** START The input **

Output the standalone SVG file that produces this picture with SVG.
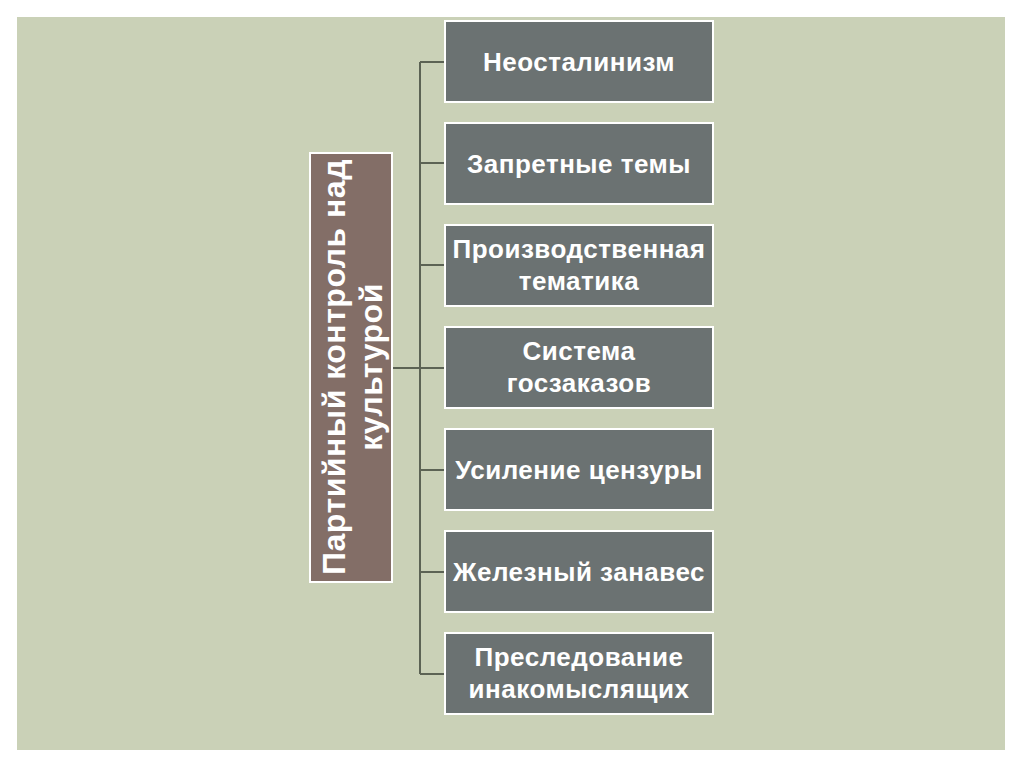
<svg xmlns="http://www.w3.org/2000/svg" width="1024" height="768" viewBox="0 0 1024 768">
<style>
.box{fill:#6b7272;stroke:#ffffff;stroke-width:2}
.t{font-family:"Liberation Sans",Arial,sans-serif;font-weight:bold;font-size:26px;letter-spacing:0.5px;fill:#ffffff;text-anchor:middle}
.c{fill:none;stroke:#5c6354;stroke-width:2}
</style>
<rect x="0" y="0" width="1024" height="768" fill="#ffffff"/>
<rect x="17" y="17" width="988" height="733" fill="#cad1b7"/>
<g id="connectors">
<path class="c" d="M420 62V674M392 368H420M420 62H445M420 163H445M420 265H445M420 368H445M420 470H445M420 572H445M420 674H445"/>
</g>
<g id="root">
<rect x="310" y="153" width="82" height="429" fill="#836e67" stroke="#ffffff" stroke-width="2"/>
<text class="t" style="font-size:32px" transform="translate(351,367) rotate(-90)"><tspan x="0" y="-6">Партийный контроль над</tspan><tspan x="0" y="31">культурой</tspan></text>
</g>
<g id="n1"><rect class="box" x="445" y="21" width="268" height="81"/><text class="t" x="579" y="71">Неосталинизм</text></g>
<g id="n2"><rect class="box" x="445" y="123" width="268" height="81"/><text class="t" x="579" y="173">Запретные темы</text></g>
<g id="n3"><rect class="box" x="445" y="225" width="268" height="81"/><text class="t" x="579" y="258">Производственная</text><text class="t" x="579" y="290">тематика</text></g>
<g id="n4"><rect class="box" x="445" y="327" width="268" height="81"/><text class="t" x="579" y="360">Система</text><text class="t" x="579" y="392">госзаказов</text></g>
<g id="n5"><rect class="box" x="445" y="429" width="268" height="81"/><text class="t" x="579" y="479">Усиление цензуры</text></g>
<g id="n6"><rect class="box" x="445" y="531" width="268" height="81"/><text class="t" x="579" y="581">Железный занавес</text></g>
<g id="n7"><rect class="box" x="445" y="633" width="268" height="81"/><text class="t" x="579" y="666">Преследование</text><text class="t" x="579" y="698">инакомыслящих</text></g>
</svg>
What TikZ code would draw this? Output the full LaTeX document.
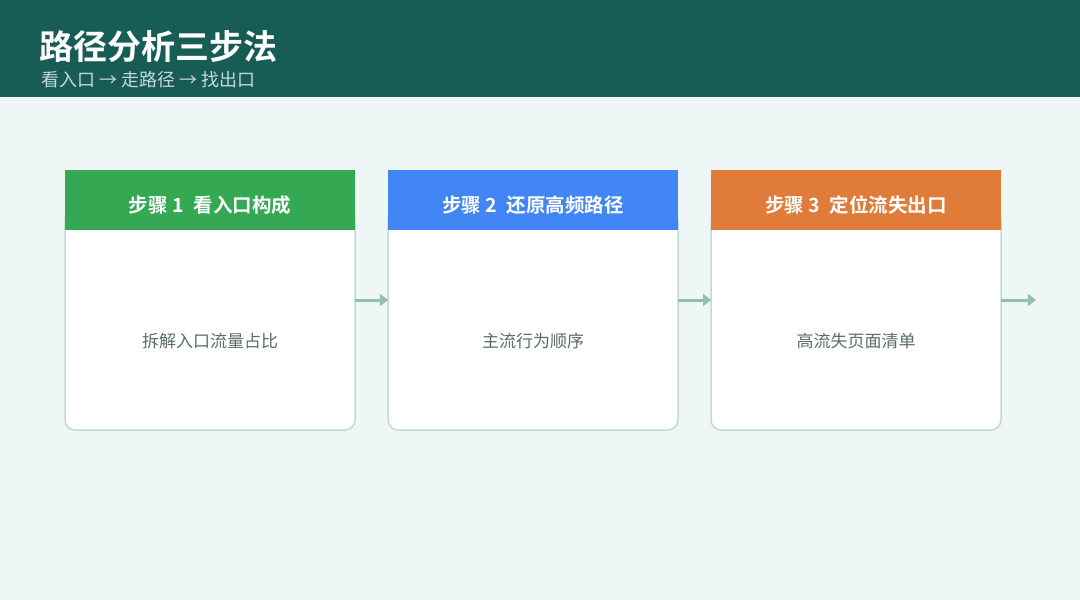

** END The input **

## Given exercise
Copy the records word for word, leaving no picture in the copy.

## Result for this exercise
Output the standalone SVG file that produces this picture with SVG.
<svg xmlns="http://www.w3.org/2000/svg" width="1024" height="768" viewBox="0 0 1024 768">
<style>
.box{fill:#6b7272;stroke:#ffffff;stroke-width:2}
.t{font-family:"Liberation Sans",Arial,sans-serif;font-weight:bold;font-size:26px;letter-spacing:0.5px;fill:#ffffff;text-anchor:middle}
.c{fill:none;stroke:#5c6354;stroke-width:2}
</style>
<rect x="0" y="0" width="1024" height="768" fill="#ffffff"/>
<rect x="17" y="17" width="988" height="733" fill="#cad1b7"/>
<g id="connectors">
<path class="c" d="M420 62V674M392 368H420M420 62H445M420 163H445M420 265H445M420 368H445M420 470H445M420 572H445M420 674H445"/>
</g>
<g id="root">
<rect x="310" y="153" width="82" height="429" fill="#836e67" stroke="#ffffff" stroke-width="2"/>
<text class="t" style="font-size:32px" transform="translate(351,367) rotate(-90)"><tspan x="0" y="-6">Партийный контроль над</tspan><tspan x="0" y="31">культурой</tspan></text>
</g>
<g id="n1"><rect class="box" x="445" y="21" width="268" height="81"/><text class="t" x="579" y="71">Неосталинизм</text></g>
<g id="n2"><rect class="box" x="445" y="123" width="268" height="81"/><text class="t" x="579" y="173">Запретные темы</text></g>
<g id="n3"><rect class="box" x="445" y="225" width="268" height="81"/><text class="t" x="579" y="258">Производственная</text><text class="t" x="579" y="290">тематика</text></g>
<g id="n4"><rect class="box" x="445" y="327" width="268" height="81"/><text class="t" x="579" y="360">Система</text><text class="t" x="579" y="392">госзаказов</text></g>
<g id="n5"><rect class="box" x="445" y="429" width="268" height="81"/><text class="t" x="579" y="479">Усиление цензуры</text></g>
<g id="n6"><rect class="box" x="445" y="531" width="268" height="81"/><text class="t" x="579" y="581">Железный занавес</text></g>
<g id="n7"><rect class="box" x="445" y="633" width="268" height="81"/><text class="t" x="579" y="666">Преследование</text><text class="t" x="579" y="698">инакомыслящих</text></g>
</svg>
What TikZ code would draw this? Output the full LaTeX document.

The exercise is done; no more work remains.